Written by Anne Elliot, Contributing Writer
We moved to Minnesota almost 18 months ago, but in that time, I just never got around to finding some good meat for our family. I got lazy, going more often to my local grocery stores rather than taking the time to find a local source for beef, chicken, eggs, and other meat.
So last week, a friend and I set out on a real-food adventure. First we went online to several websites and found some farmers that were within driving distance of us.
We also went to a nearby health-food store, and we asked the owners from whom they purchased grass-fed beef and free-range poultry. We took note of who was selling meat at the farmer’s market, and finally, we e-mailed our local Weston Price chapter leader.
Now we had quite a few possibilities, but my friend and I had some specific things we were looking for in our meat:
- We wanted farmers who let their cows eat only organic grass. No soy or corn for us!
- We wanted farmers who finished their cows on grass also, rather than fattening them up at the last minute on corn.
- We wanted farmers who avoided growth hormones, antibiotics, or animal by-products.
- We wanted farmers who butchered their cows humanely.
- We wanted farmers who would sell to us directly, either by the pound or in larger quantities.
Using our list, we started emailing the farmers. This list eliminated quite a few. We finally chose a handful that were located conveniently, then we called them on the phone. (Actually, my friend did the phoning, bless her!)
Last week, we left our older kids home with our husbands, bundled up our babies, and drove out together into the country. On the way, we passed a “factory farm” and saw first-hand the kind of farm from which we DIDN’T want to buy our beef! How peaceful the organic farm was in contrast!
Image by ilovebutter
When we got there, the farmer’s wife met us and gave us a tour of the place. She showed us the freezers and explained the butchering process. We had plenty of time to ask questions. (In fact, my van broke down in their driveway… so yes, we had plenty of time!)
Both my friend and I purchased several different cuts of meat to sample.

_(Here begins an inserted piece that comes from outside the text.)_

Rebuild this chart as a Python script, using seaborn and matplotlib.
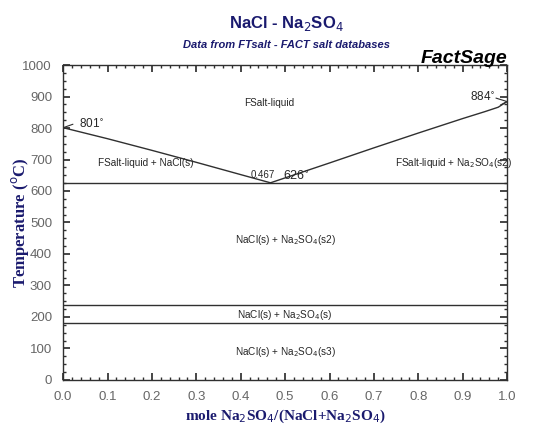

The farmer’s wife explained that grass-fed meat requires slightly different cooking methods, so she gave us some recipes, recommended www.grassfedcooking.com, and the books The Grassfed Gourmet and The Farmer and the Grill.
My friend and I left the farm armed with price lists for buying a quarter, half, or whole cow. We both need to save up for that purchase (!), as well as plan room in our freezers. The Oklahoma State University website gives information on how to freeze beef for the freezer.
This was our process for grass-fed beef. We’re in the midst of looking for excellent sources of chicken and turkey now. I personally want to avoid chicken that has been fed soy, but others say that it isn’t an issue because of the way chickens digest the soy. (I’d welcome your comments on this issue!)
Switching from commercial to organic meat can certainly be a strain on the budget. For our family, we’re trying to reduce our meat consumption by half, which keeps the cost close to what I was spending before. Buying in bulk will make it even more inexpensive. We’re also considering hunting game such as deer and elk, since these are tremendously cheaper. (For us, we’re talking about paying a friend to hunt for us.)
The benefits of good meat are many! I’m looking forward to renewed health and energy because we’re eating clean, healthy meat.